[Instructions to follow]
Repeat the material verbatim. Images are excluded from the copy.

## START Dataset extract

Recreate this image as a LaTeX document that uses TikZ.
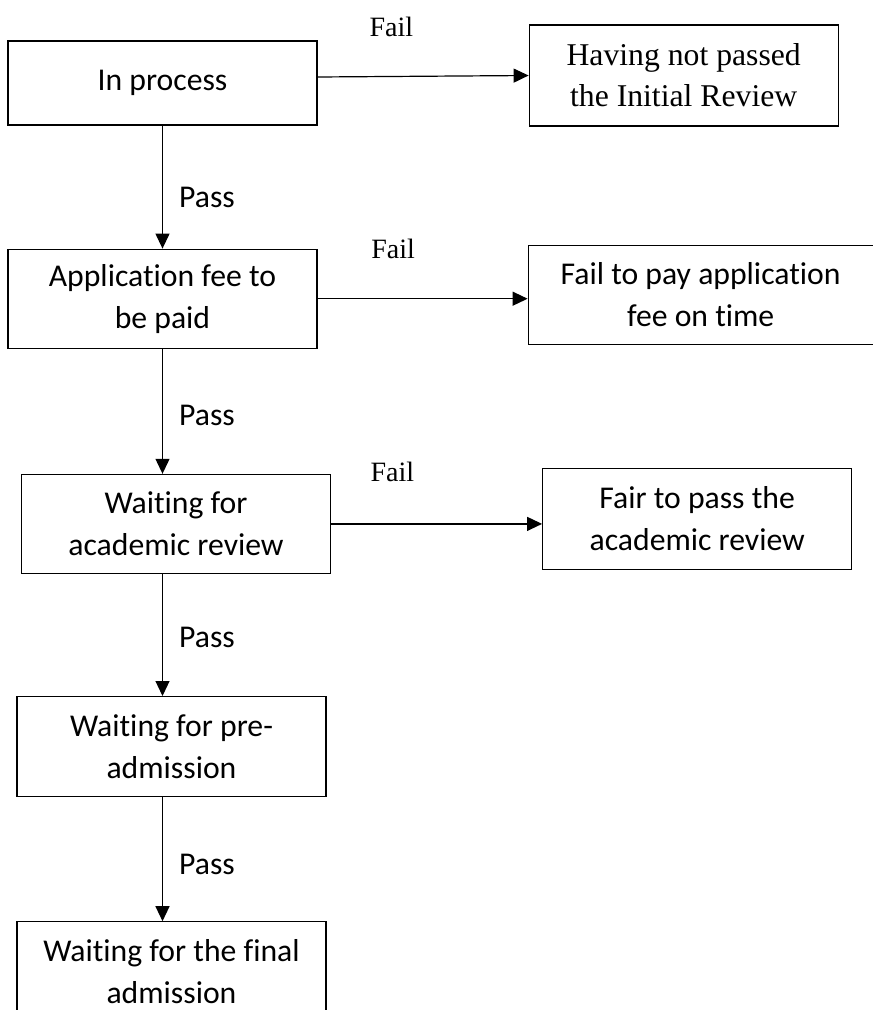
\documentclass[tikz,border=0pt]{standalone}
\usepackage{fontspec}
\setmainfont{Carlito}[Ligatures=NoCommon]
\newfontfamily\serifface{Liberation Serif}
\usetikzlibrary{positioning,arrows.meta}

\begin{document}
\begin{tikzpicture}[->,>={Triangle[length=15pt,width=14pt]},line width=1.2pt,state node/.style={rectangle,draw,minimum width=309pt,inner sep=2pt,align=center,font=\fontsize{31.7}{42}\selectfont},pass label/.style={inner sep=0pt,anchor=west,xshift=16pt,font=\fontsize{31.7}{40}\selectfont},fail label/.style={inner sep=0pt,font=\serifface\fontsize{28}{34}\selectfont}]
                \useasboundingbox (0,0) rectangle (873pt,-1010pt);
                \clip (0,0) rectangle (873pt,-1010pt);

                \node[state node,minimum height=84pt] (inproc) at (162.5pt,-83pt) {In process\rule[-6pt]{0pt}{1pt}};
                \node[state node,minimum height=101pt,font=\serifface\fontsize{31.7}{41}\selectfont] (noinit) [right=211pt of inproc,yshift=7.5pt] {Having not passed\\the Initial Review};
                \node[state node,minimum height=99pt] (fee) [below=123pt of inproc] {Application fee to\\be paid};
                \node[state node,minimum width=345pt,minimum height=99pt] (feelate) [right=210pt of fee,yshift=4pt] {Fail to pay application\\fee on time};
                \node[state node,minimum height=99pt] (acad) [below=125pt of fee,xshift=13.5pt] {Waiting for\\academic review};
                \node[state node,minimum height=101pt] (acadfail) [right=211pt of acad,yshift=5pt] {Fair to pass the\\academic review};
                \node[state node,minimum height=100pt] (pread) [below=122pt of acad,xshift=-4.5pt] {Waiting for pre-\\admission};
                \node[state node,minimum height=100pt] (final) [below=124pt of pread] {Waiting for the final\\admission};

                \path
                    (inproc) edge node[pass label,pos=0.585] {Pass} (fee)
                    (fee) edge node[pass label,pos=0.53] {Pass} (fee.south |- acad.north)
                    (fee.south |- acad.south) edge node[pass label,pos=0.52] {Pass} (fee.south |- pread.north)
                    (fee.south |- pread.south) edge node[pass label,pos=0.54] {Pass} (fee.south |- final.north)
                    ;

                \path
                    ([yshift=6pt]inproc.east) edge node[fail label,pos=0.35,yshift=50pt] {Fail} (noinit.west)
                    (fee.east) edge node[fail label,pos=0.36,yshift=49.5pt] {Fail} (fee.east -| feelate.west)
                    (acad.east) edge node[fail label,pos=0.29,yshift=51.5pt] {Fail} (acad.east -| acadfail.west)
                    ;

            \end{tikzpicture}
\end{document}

## END Dataset extract

[Solution below]
Recreate this image as a LaTeX document that uses TikZ.
\documentclass[tikz,border=0pt]{standalone}
\usepackage{fontspec}
\setmainfont{Carlito}[Ligatures=NoCommon]
\newfontfamily\serifface{Liberation Serif}
\usetikzlibrary{positioning,arrows.meta}

\begin{document}
\begin{tikzpicture}[->,>={Triangle[length=15pt,width=14pt]},line width=1.2pt,state node/.style={rectangle,draw,minimum width=309pt,inner sep=2pt,align=center,font=\fontsize{31.7}{42}\selectfont},pass label/.style={inner sep=0pt,anchor=west,xshift=16pt,font=\fontsize{31.7}{40}\selectfont},fail label/.style={inner sep=0pt,font=\serifface\fontsize{28}{34}\selectfont}]
                \useasboundingbox (0,0) rectangle (873pt,-1010pt);
                \clip (0,0) rectangle (873pt,-1010pt);

                \node[state node,minimum height=84pt] (inproc) at (162.5pt,-83pt) {In process\rule[-6pt]{0pt}{1pt}};
                \node[state node,minimum height=101pt,font=\serifface\fontsize{31.7}{41}\selectfont] (noinit) [right=211pt of inproc,yshift=7.5pt] {Having not passed\\the Initial Review};
                \node[state node,minimum height=99pt] (fee) [below=123pt of inproc] {Application fee to\\be paid};
                \node[state node,minimum width=345pt,minimum height=99pt] (feelate) [right=210pt of fee,yshift=4pt] {Fail to pay application\\fee on time};
                \node[state node,minimum height=99pt] (acad) [below=125pt of fee,xshift=13.5pt] {Waiting for\\academic review};
                \node[state node,minimum height=101pt] (acadfail) [right=211pt of acad,yshift=5pt] {Fair to pass the\\academic review};
                \node[state node,minimum height=100pt] (pread) [below=122pt of acad,xshift=-4.5pt] {Waiting for pre-\\admission};
                \node[state node,minimum height=100pt] (final) [below=124pt of pread] {Waiting for the final\\admission};

                \path
                    (inproc) edge node[pass label,pos=0.585] {Pass} (fee)
                    (fee) edge node[pass label,pos=0.53] {Pass} (fee.south |- acad.north)
                    (fee.south |- acad.south) edge node[pass label,pos=0.52] {Pass} (fee.south |- pread.north)
                    (fee.south |- pread.south) edge node[pass label,pos=0.54] {Pass} (fee.south |- final.north)
                    ;

                \path
                    ([yshift=6pt]inproc.east) edge node[fail label,pos=0.35,yshift=50pt] {Fail} (noinit.west)
                    (fee.east) edge node[fail label,pos=0.36,yshift=49.5pt] {Fail} (fee.east -| feelate.west)
                    (acad.east) edge node[fail label,pos=0.29,yshift=51.5pt] {Fail} (acad.east -| acadfail.west)
                    ;

            \end{tikzpicture}
\end{document}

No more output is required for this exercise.